Thanks darling - that all seems right good sense - trouble is that during the day when I'm busy - especially the 2 days I work or the 1 day I'm at the Mill (usually) I don't tend to eat - its those long, dark evenings - the kids are at home now for the hollies - so the toast goes on - etc etc - I do really really try not to eat and I'm getting better - trouble was in the "old" pre-med days - I'd get say 1/2 stone overweight - address the issue and within 2/3 weeks it'd be gone - now no matter what I do - I just stay hovvering about 10 1/2 stone which is too much - I'm light boned and not very tall - I'm carrying all the weight around my midriff - I've actually got pretty great skin for an old trout in her mid 40's and nice healthy looking hair - so yeah, I suppose I do look about 5 months gone!!! Oh well, its not t'end of the world is it but it would be nice to have a waistline.I do appreciate your tips - I'm terrible at not drinking enough fluids and that in turn has caused problems with UTI's - so on both counts it'd do me good to drink more water - I HATE the stuff and fruit too but I like veggies - so I suppose I could eat endless pieces of carrot and grow large, floppy ears!!!!You are a mate Cherrie - BTW still not got your e-mail????Sue xxxx


----------



## Cherrie (Sep 1, 2006)

Sue ~ Totally understand... Been there when I seemed to gain weight even if I just took in plain water and absolutely nothing else... The body does need some time (sometimes a few years) to be able to respond well to diet changes, so sticking to it and be consistant is really important (gaining weight does seem so much easier than getting back on track, but if you stick with it, things probably will happen). Another thing is that while carrot is good, green leafy stuff is very very important for a balanced diet for weight loss. It's totally ok if you don't like fruits -- i don't very much either. I read it quite a few years ago somewhere that green leafy veggies are what actually can gradually work miracles for the body, from weight loss to anti-aging. So, if you don't get super bloated as me, eating salad everyday (without the chicken etc stuff, all meat contains extra hormones that were fed to them contributing to weight gain) can be very helpful. eating/snacking at night is a major contributor to weight gain -- if you can, you might want to take some salad with you to eat during the day and then limit night time snacks, esp those made of flour/rice. Again, when hungry, drink water and eat a bite of carrot or some salad.
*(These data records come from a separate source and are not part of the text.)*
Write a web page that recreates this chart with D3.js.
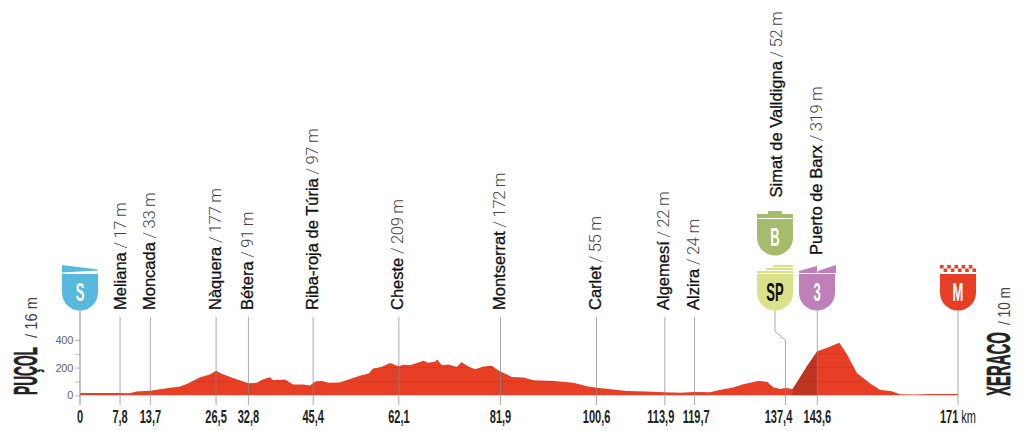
<!DOCTYPE html>
<html><head><meta charset="utf-8">
<style>html,body{margin:0;background:#fff}svg{display:block}</style>
<script src="https://cdn.jsdelivr.net/npm/d3@7"></script></head>
<body><svg id="c" width="1024" height="431"></svg>
<script>
const profileKm=[0,7.8,9.7,11,13.7,16.9,19.5,20.8,23.4,25.3,26.5,27.6,29.9,32.8,34.4,35.7,37,37.6,39.9,41.5,43.5,44.8,45.8,47.1,48.4,50.6,53.2,54.5,56.2,57.1,58.7,60.4,62,63,64.3,66.9,67.8,69.2,69.5,70.5,71.8,73.4,74.3,75.7,77,78.6,80.2,81.2,81.9,84.1,86.4,88.3,92.2,96.1,98.7,100.6,102.6,106.5,110.4,113.9,116.9,119.7,122.7,124.3,127.2,129.2,132.1,133.9,135,136.4,137.4,138.8,139.6,141.6,143.6,145.5,147.9,149.4,151.3,153.9,155.8,158.1,159.7,162.3,166.2,171];
const profileEle=[16,17,14,27,33,51,63,82,131,150,177,155,124,88,90,116,131,109,114,78,78,70,100,103,90,92,126,141,158,194,204,233,211,221,218,250,235,242,259,218,223,204,240,206,189,208,213,187,172,133,128,109,104,90,65,55,48,32,27,22,19,24,22,36,56,80,104,97,58,46,52,46,90,211,319,344,380,296,162,85,41,29,8,5,10,10];
const placeNames=["Meliana","Moncada","Nàquera","Bétera","Riba-roja de Túria","Cheste","Montserrat","Carlet","Algemesí","Alzira","Simat de Valldigna","Puerto de Barx"];
const placeKm=[7.8,13.7,26.5,32.8,45.4,62.1,81.9,100.6,113.9,119.7,137.4,143.6];
const placeKmLabels=["7,8","13,7","26,5","32,8","45,4","62,1","81,9","100,6","113,9","119,7","137,4","143,6"];
const placeEle=[17,33,177,91,97,209,172,55,22,24,52,319];
const yTicks=[0,100,200,300,400];
const yTickLabels=["0","","200","","400"];
const startName="PUÇOL",startEle="16",finishName="XERACO",finishEle="10";
const climbKm=[138.8,143.6];

const x=d3.scaleLinear([0,171],[80,958]);
const y=d3.scaleLinear([0,400],[395.3,340]);
const svg=d3.select("#c");
const sans="'Liberation Sans',Arial,sans-serif";
const pts=profileKm.map((k,i)=>[k,profileEle[i]]);
const area=d3.area().x(d=>x(d[0])).y0(y(0)).y1(d=>y(d[1]));
const defs=svg.append("defs");
defs.append("clipPath").attr("id","climb").append("rect")
  .attr("x",x(climbKm[0])).attr("width",x(climbKm[1])-x(climbKm[0])).attr("y",300).attr("height",100);
defs.append("clipPath").attr("id","prof").append("path").attr("d",area(pts));
svg.append("path").attr("d",area(pts)).attr("fill","#e63f25");
svg.append("path").attr("d",area(pts)).attr("fill","#bd3520").attr("clip-path","url(#climb)");
const grid=svg.append("g").attr("clip-path","url(#prof)");
grid.selectAll("line").data(yTicks.slice(1)).join("line")
  .attr("x1",x(0)).attr("x2",x(171)).attr("y1",d=>y(d)).attr("y2",d=>y(d))
  .attr("stroke","#000").attr("stroke-opacity",.1).attr("stroke-width",.8);

// y axis
const ay=svg.append("g").attr("transform",`translate(${x(0)},0)`)
  .call(d3.axisLeft(y).tickValues(yTicks).tickSize(5).tickPadding(2).tickFormat((d,i)=>yTickLabels[i]));
ay.select(".domain").remove();
ay.selectAll("line").attr("stroke","#aaa").attr("stroke-width",.8);
ay.selectAll("text").attr("fill","#666").attr("font-family",sans).attr("font-size",11).style("letter-spacing","-.3px");

// stems
const stem=(k,top,bot,w)=>svg.append("line").attr("x1",x(k)).attr("x2",x(k)).attr("y1",top).attr("y2",bot)
  .attr("stroke","#888").attr("stroke-opacity",.7).attr("stroke-width",w||1);
stem(0,309,405,1.4);stem(171,310,405);
placeKm.forEach((k,i)=>{ if(i<10) stem(k,317,405); });
svg.append("path").attr("fill","none").attr("stroke","#888").attr("stroke-opacity",.7)
  .attr("d",d3.line()([[775,310],[775,331.5],[x(137.4),340],[x(137.4),405]]));
stem(143.6,310,405);

// place labels
placeKm.forEach((k,i)=>{
  const bx=i==10?781.5:x(k)+(i==0?6:4.6), by=i==10?197.5:(i==11?255:310);
  const t=svg.append("text").attr("transform",`translate(${bx},${by}) rotate(-90)`)
    .attr("font-family",sans).attr("font-size",16.5);
  t.append("tspan").attr("fill","#111").attr("stroke","#111").attr("stroke-width",.3).text(placeNames[i]);
  t.append("tspan").attr("fill","#444").attr("font-family","Roboto,'Liberation Sans',sans-serif")
    .attr("font-weight",300).attr("font-size",16.5).attr("letter-spacing","-.3").text(` / ${placeEle[i]} m`);
});

// km labels
const kmShift=[0,0,0,0,0,0,0,0,-4,1.5,-7,0];
const kmText=(px,s)=>svg.append("text").attr("transform",`translate(${px},423) scale(.58,1)`)
  .attr("text-anchor","middle").attr("font-family",sans).attr("font-weight",700).attr("font-size",19).attr("fill","#222").text(s);
kmText(x(0),"0");
placeKm.forEach((k,i)=>kmText(x(k)+kmShift[i],placeKmLabels[i]));
const fin=kmText(958,"171");
fin.append("tspan").attr("font-weight",400).attr("font-size",19).text(" km");

// start / finish
const endLabel=(px,baseY,nameLen,n,eleY,eleLen,e)=>{
  svg.append("text").attr("transform",`translate(${px},${baseY}) rotate(-90)`)
    .attr("font-family",sans).attr("font-weight",700).attr("font-size",34).attr("fill","#222")
    .attr("stroke","#222").attr("stroke-width",.6)
    .attr("textLength",nameLen).attr("lengthAdjust","spacingAndGlyphs").text(n);
  svg.append("text").attr("transform",`translate(${px},${eleY}) rotate(-90)`)
    .attr("font-family",sans).attr("font-size",17).attr("fill","#444")
    .attr("textLength",eleLen).attr("lengthAdjust","spacingAndGlyphs").text(`/ ${e} m`);
};
endLabel(37,395,48,startName,338,41,startEle);
endLabel(1010,396,64,finishName,325,38,finishEle);

// badges
const shield=(cx,top,w,h)=>`M${cx-w/2},${top}H${cx+w/2}V${top+h-18}A${w/2},18 0 0 1 ${cx},${top+h}A${w/2},18 0 0 1 ${cx-w/2},${top+h-18}Z`;
const badge=(cx,top,col,letter,tc)=>{
  svg.append("path").attr("d",shield(cx,top,36,36.5)).attr("fill",col);
  svg.append("text").attr("transform",`translate(${cx},${top+26.5}) scale(.5,1)`).attr("text-anchor","middle")
   .attr("font-family",sans).attr("font-weight",700).attr("font-size",26).attr("fill",tc).text(letter);
};
badge(80,274,"#57b9dd","S","#fff");
svg.append("path").attr("d","M62,265L98,269.5V270.5L62,272.5Z").attr("fill","#57b9dd");
badge(775,274,"#dbe08a","SP","#111");
[[265,773],[268,766],[271,757]].forEach(([yy,xx])=>svg.append("rect").attr("x",xx).attr("y",yy).attr("width",793-xx).attr("height",2).attr("fill","#dbe08a"));
badge(775,219,"#a6bb6b","B","#fff");
svg.append("path").attr("d","M757,218V214H768V211H782V214H793V218Z").attr("fill","#a6bb6b");
badge(817,274,"#bf7fb8","3","#fff");
svg.append("path").attr("d","M799,273V271L817,266V273ZM818,273V271L836,265V273Z").attr("fill","#bf7fb8");
badge(958,274,"#e63f25","M","#fff");
const check=svg.append("g").attr("fill","#e63f25");
for(let i=0;i<5;i++){
  check.append("rect").attr("x",940+i*7.2).attr("y",265).attr("width",3.6).attr("height",3.5);
  check.append("rect").attr("x",943.6+i*7.2).attr("y",268.5).attr("width",3.6).attr("height",3.5);
}
</script></body></html>
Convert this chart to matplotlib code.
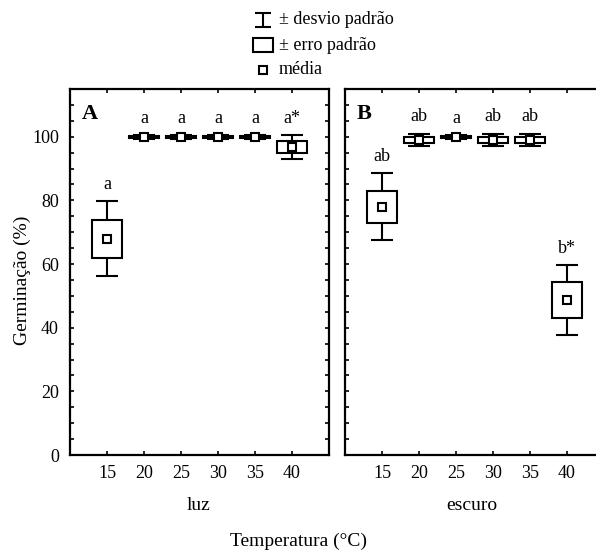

Or half a glass of milk/soymilk before bed.Wasteline is a difficult area to lose -- hoola (sp?), biking, and pilates combined may be better? I'm not big on exercises... so, i'm not an expert -- usually I found this three makes my stomach area feel exercised...btw, PM-ed you...Cherrie


----------



## Guest (Dec 20, 2007)

Thanks doll - well I'm having wun tun soup, steamed noodles and greens and nowt else this evening - so hope thats a start - god its hell - my sister can wade through a whole loaf of toast and butter and still look like a stick insect!!!Sue


----------